Monday, July 1, 2013

Horror Film Review

World War Z (2013):  Zombie flick!  Yeah, just a little.  Besides Evil Dead, this is the most anticipated zombie film of the...I was going to say year.  Decade is more like it.  However, if you're a fan of Max Brooks' novel on which it's based, you will be either disappointed or confused.  Why?  Because the only thing they have in common is the title.  The book is a socio-political commentary told mostly via exposition and flashback.  The movie...isn't.  Rather, it's is an unapologetic action flick that eschews any kind of societal examination in favor of eye-popping set pieces and edge of your seat tension.  Comparing the two is a pointless exercise so I won't bother.  It's a very good book.  And the movie?  OK...two things in common.

Gerry Lane (Brad Pitt), former investigator for the United Nations, gave up the dangerous globe-trotting gig in order to stay home with his wife Karin (Mireille Enos) and two young daughters.  They're stuck in downtown Philadelphia traffic when a swarm of zombies descend like a Biblical plague.  To say these zombies are fast is to say Brad Pitt is somewhat handsome.  So Lane and family escape, just, and make it to New Jersey where after a few frightening encounters, they're rescued off a rooftop via helicopter by Lane's old UN boss and transported to a Naval carrier fleet off the eastern seaboard.  The military commander blackmails Lane into babysitting a Harvard virologist on a mission to South Korea where the best evidence suggests the outbreak started.  After some adventure there, Lane heads to Israel to find out how the Israelis could have known to build a massive wall around Jerusalem before the rest of the world knew anything about zombies.  His Mossad contact talks about rumors coming out of India but before he learns more, Lane's on the run again when the new wall is breached in spectacular fashion.  He and his army minder Segen (Daniella Kertesz) hitch a ride on a passenger jet just as the airfield is overrun.  Lane convinces the pilots to divert to a WHO (World Health Organization) facility outside of Cardiff, Wales after he puts together everything he's learned and has an idea.  Of course, there's a zombie (and soon, zombies) on the plane and Lane uses a grenade to open a door for them.  They crash, Segen and Lane make it to the facility, and then he explains his idea, which involves navigating through zombie-infested corridors in order to reach the vault where the world's deadliest germs are stored.  It's an interesting that could cost Lane his life.
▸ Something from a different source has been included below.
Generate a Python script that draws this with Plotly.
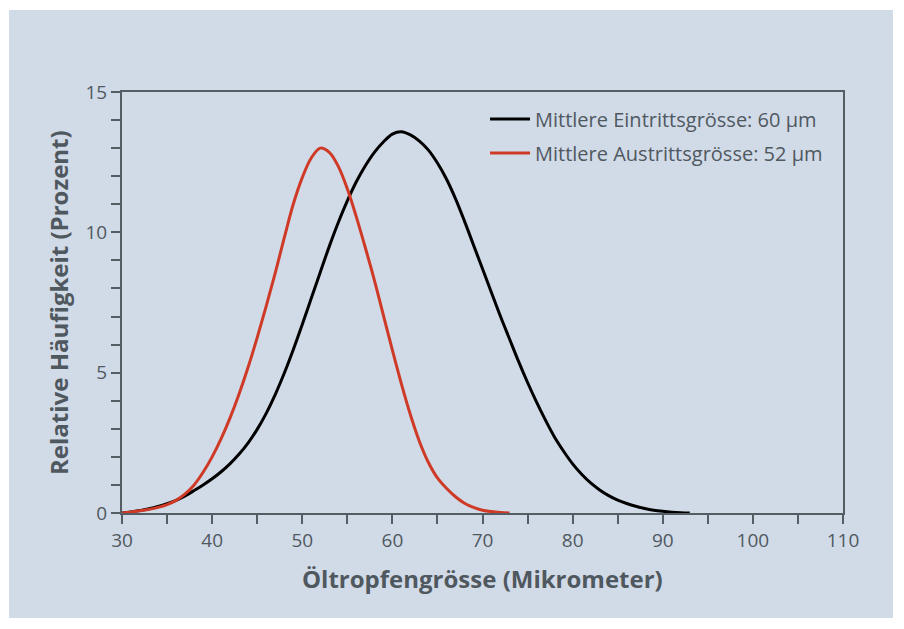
import plotly.graph_objects as go

# Data
x_ein = [30, 31, 32, 33, 34, 35, 36, 37, 38, 39, 40, 41, 42, 43, 44, 45, 46, 47, 48, 49,
         50, 51, 52, 53, 54, 55, 56, 57, 58, 59, 60, 61, 62, 63, 64, 65, 66, 67, 68, 69,
         70, 71, 72, 73, 74, 75, 76, 77, 78, 79, 80, 81, 82, 83, 84, 85, 86, 87, 88, 89,
         90, 91, 92, 93]
y_ein = [0.0, 0.04, 0.09, 0.15, 0.23, 0.33, 0.45, 0.61, 0.8, 1.0, 1.22, 1.47, 1.76, 2.1, 2.5, 2.98, 3.55, 4.22, 4.98, 5.82,
         6.72, 7.65, 8.58, 9.5, 10.35, 11.12, 11.8, 12.37, 12.85, 13.22, 13.5, 13.58, 13.47, 13.25, 12.93, 12.47, 11.9, 11.2, 10.4, 9.55,
         8.7, 7.85, 7.0, 6.2, 5.4, 4.65, 3.95, 3.3, 2.7, 2.2, 1.75, 1.38, 1.07, 0.82, 0.62, 0.46, 0.34, 0.24, 0.16, 0.1,
         0.06, 0.03, 0.01, 0.0]

x_aus = [30, 31, 32, 33, 34, 35, 36, 37, 38, 39, 40, 41, 42, 43, 44, 45, 46, 47, 48, 49,
         50, 51, 52, 53, 54, 55, 56, 57, 58, 59, 60, 61, 62, 63, 64, 65, 66, 67, 68, 69,
         70, 71, 72, 73]
y_aus = [0.0, 0.04, 0.08, 0.13, 0.2, 0.3, 0.45, 0.68, 1.0, 1.45, 2.0, 2.65, 3.4, 4.25, 5.2, 6.25, 7.37, 8.55, 9.8, 11.0,
         11.95, 12.65, 13.0, 12.85, 12.35, 11.55, 10.55, 9.45, 8.3, 7.05, 5.8, 4.6, 3.5, 2.55, 1.8, 1.25, 0.88, 0.58, 0.35, 0.2,
         0.1, 0.05, 0.02, 0.0]

name_ein = "Mittlere Eintrittsgrösse: 60 µm"
name_aus = "Mittlere Austrittsgrösse: 52 µm"

x_title = "Öltropfengrösse (Mikrometer)"
y_title = "Relative Häufigkeit (Prozent)"

BG = "#d1dbe8"
AX = "#555d64"
TXT = "#50585f"
FONT = "Open Sans"

PLOT_W, PLOT_H = 721, 421

fig = go.Figure()
fig.add_trace(go.Scatter(x=x_ein, y=y_ein, mode="lines", name=name_ein,
                         legendgroup="a",
                         line=dict(color="#000000", width=3, shape="spline", smoothing=1.0)))
fig.add_trace(go.Scatter(x=x_aus, y=y_aus, mode="lines", name=name_aus,
                         legendgroup="b",
                         line=dict(color="#cf3a27", width=3, shape="spline", smoothing=1.0)))

fig.update_layout(
    width=904, height=629,
    margin=dict(l=114, r=69, t=84, b=124),
    paper_bgcolor="white",
    plot_bgcolor="rgba(0,0,0,0)",
    font=dict(family=FONT, color=TXT, size=19),
    showlegend=True,
    legend=dict(x=0.5035, y=0.982, xanchor="left", yanchor="top",
                bgcolor="rgba(0,0,0,0)", font=dict(size=20, color=TXT),
                traceorder="grouped", tracegroupgap=5, itemwidth=40),
    shapes=[dict(type="rect", xref="paper", yref="paper",
                 x0=-113 / PLOT_W, x1=1 + 50 / PLOT_W, y0=-105 / PLOT_H, y1=1 + 82 / PLOT_H,
                 fillcolor=BG, line=dict(width=0), layer="below")],
    annotations=[
        dict(text=f"<b>{y_title}</b>", xref="paper", yref="paper",
             x=-63.5 / PLOT_W, y=0.5, showarrow=False,
             textangle=-90, font=dict(size=24, color=TXT, family=FONT),
             xanchor="center", yanchor="middle"),
        dict(text=f"<b>{x_title}</b>", xref="paper", yref="paper",
             x=0.5, y=-65 / PLOT_H, showarrow=False,
             font=dict(size=24, color=TXT, family=FONT),
             xanchor="center", yanchor="middle"),
    ],
)

fig.update_xaxes(range=[30, 110], dtick=10, tick0=30, showgrid=False, zeroline=False,
                 showline=True, linecolor=AX, linewidth=2, mirror=True,
                 ticks="outside", ticklen=9, tickwidth=2, tickcolor=AX,
                 tickfont=dict(size=19, color=TXT),
                 minor=dict(dtick=5, tick0=30, ticks="outside", ticklen=9, tickwidth=2, tickcolor=AX, showgrid=False))
fig.update_yaxes(range=[0, 15], dtick=5, tick0=0, showgrid=False, zeroline=False,
                 showline=True, linecolor=AX, linewidth=2, mirror=True,
                 ticks="outside", ticklen=9, tickwidth=2, tickcolor=AX,
                 tickfont=dict(size=19, color=TXT),
                 minor=dict(dtick=1, tick0=0, ticks="outside", ticklen=9, tickwidth=2, tickcolor=AX, showgrid=False))

fig.write_html("out.html")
The hype surrounding this movie had mostly to do with reshooting the ending because the studio folks didn't like the original, which I hear was a huge battle sequence in Russia.  Have to wait for the DVD to compare, I guess.  A couple of things about the zombies...I did like how they were given the characteristics of swarming insects.  It's a whole new level of creepy.  What I didn't like was how certain zombies behaved when in their dormant mode.  They were almost birdlike with weird cawing and clicking sounds.  Not very creepy.  My only other complaint is the oldest daughter character.  Why do they always have to have an asthmatic kid who's lost their inhaler in these movies?


Acting:  Pitt's just fine as is everyone else, really.  Kertesz is a stand-out.
Story:  The swarming zombies and the germ camouflage angles are unique and elevate it way above the norm.
Direction:  Marc Forster does an admirable job of keeping the narrative thread viable and, even more important, interesting as it winds its way through a series of crazy set pieces. 
Production Values:  The budget was just shy of $200 million.  That's Avengers territory.  Yeah.  The production values aren't bad.
Gore/FX:  Oddly, there is precious little blood much less guts.  The zombie make-up isn't terribly inspired but also isn't awful.  Needless to say, the CGI is nothing short of astounding. 
Scares:  I wasn't expecting any but was pleasantly surprised to find a few.
Ending:  Pure Hollywood. 
Verdict:  Should you see World War Z?  You should, yes.  What kept it from total perfection was the PG-13 rating and dearth of horror film carnage.  But it's damn close.

Rating:  4 out 5

1 comment:

  1. I would have loved it if they would have called it "Brad Pitt's Zombie Adventure". Calling it Works War Z was unnecessay.